(Task instructions): Extract the data exactly, missing nothing.

(Data shown):
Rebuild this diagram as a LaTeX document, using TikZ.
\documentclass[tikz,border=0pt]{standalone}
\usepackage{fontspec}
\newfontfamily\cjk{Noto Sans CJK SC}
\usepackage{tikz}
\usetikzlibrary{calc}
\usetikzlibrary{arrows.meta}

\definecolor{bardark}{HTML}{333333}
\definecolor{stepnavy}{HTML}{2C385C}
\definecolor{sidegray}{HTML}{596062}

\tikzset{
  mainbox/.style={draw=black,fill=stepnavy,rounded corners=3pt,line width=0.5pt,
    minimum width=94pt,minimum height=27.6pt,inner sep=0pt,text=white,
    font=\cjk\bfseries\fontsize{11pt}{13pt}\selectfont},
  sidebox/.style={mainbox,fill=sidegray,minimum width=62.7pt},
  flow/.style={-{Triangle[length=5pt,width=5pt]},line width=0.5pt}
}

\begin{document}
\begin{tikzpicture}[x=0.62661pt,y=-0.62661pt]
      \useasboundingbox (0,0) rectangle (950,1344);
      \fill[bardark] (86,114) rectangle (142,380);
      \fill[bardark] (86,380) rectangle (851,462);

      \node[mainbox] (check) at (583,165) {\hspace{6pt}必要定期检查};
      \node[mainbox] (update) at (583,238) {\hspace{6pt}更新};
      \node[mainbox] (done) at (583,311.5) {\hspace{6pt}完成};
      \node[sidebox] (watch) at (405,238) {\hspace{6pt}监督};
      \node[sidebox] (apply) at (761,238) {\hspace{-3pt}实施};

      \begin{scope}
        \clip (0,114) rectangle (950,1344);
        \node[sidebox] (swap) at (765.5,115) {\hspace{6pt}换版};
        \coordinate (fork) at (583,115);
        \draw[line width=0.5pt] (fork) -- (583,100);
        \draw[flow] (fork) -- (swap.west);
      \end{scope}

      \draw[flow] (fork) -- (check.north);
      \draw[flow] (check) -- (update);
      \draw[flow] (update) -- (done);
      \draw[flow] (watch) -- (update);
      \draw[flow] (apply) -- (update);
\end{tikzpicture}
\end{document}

(Written solution):
Rebuild this diagram as a LaTeX document, using TikZ.
\documentclass[tikz,border=0pt]{standalone}
\usepackage{fontspec}
\newfontfamily\cjk{Noto Sans CJK SC}
\usepackage{tikz}
\usetikzlibrary{calc}
\usetikzlibrary{arrows.meta}

\definecolor{bardark}{HTML}{333333}
\definecolor{stepnavy}{HTML}{2C385C}
\definecolor{sidegray}{HTML}{596062}

\tikzset{
  mainbox/.style={draw=black,fill=stepnavy,rounded corners=3pt,line width=0.5pt,
    minimum width=94pt,minimum height=27.6pt,inner sep=0pt,text=white,
    font=\cjk\bfseries\fontsize{11pt}{13pt}\selectfont},
  sidebox/.style={mainbox,fill=sidegray,minimum width=62.7pt},
  flow/.style={-{Triangle[length=5pt,width=5pt]},line width=0.5pt}
}

\begin{document}
\begin{tikzpicture}[x=0.62661pt,y=-0.62661pt]
      \useasboundingbox (0,0) rectangle (950,1344);
      \fill[bardark] (86,114) rectangle (142,380);
      \fill[bardark] (86,380) rectangle (851,462);

      \node[mainbox] (check) at (583,165) {\hspace{6pt}必要定期检查};
      \node[mainbox] (update) at (583,238) {\hspace{6pt}更新};
      \node[mainbox] (done) at (583,311.5) {\hspace{6pt}完成};
      \node[sidebox] (watch) at (405,238) {\hspace{6pt}监督};
      \node[sidebox] (apply) at (761,238) {\hspace{-3pt}实施};

      \begin{scope}
        \clip (0,114) rectangle (950,1344);
        \node[sidebox] (swap) at (765.5,115) {\hspace{6pt}换版};
        \coordinate (fork) at (583,115);
        \draw[line width=0.5pt] (fork) -- (583,100);
        \draw[flow] (fork) -- (swap.west);
      \end{scope}

      \draw[flow] (fork) -- (check.north);
      \draw[flow] (check) -- (update);
      \draw[flow] (update) -- (done);
      \draw[flow] (watch) -- (update);
      \draw[flow] (apply) -- (update);
\end{tikzpicture}
\end{document}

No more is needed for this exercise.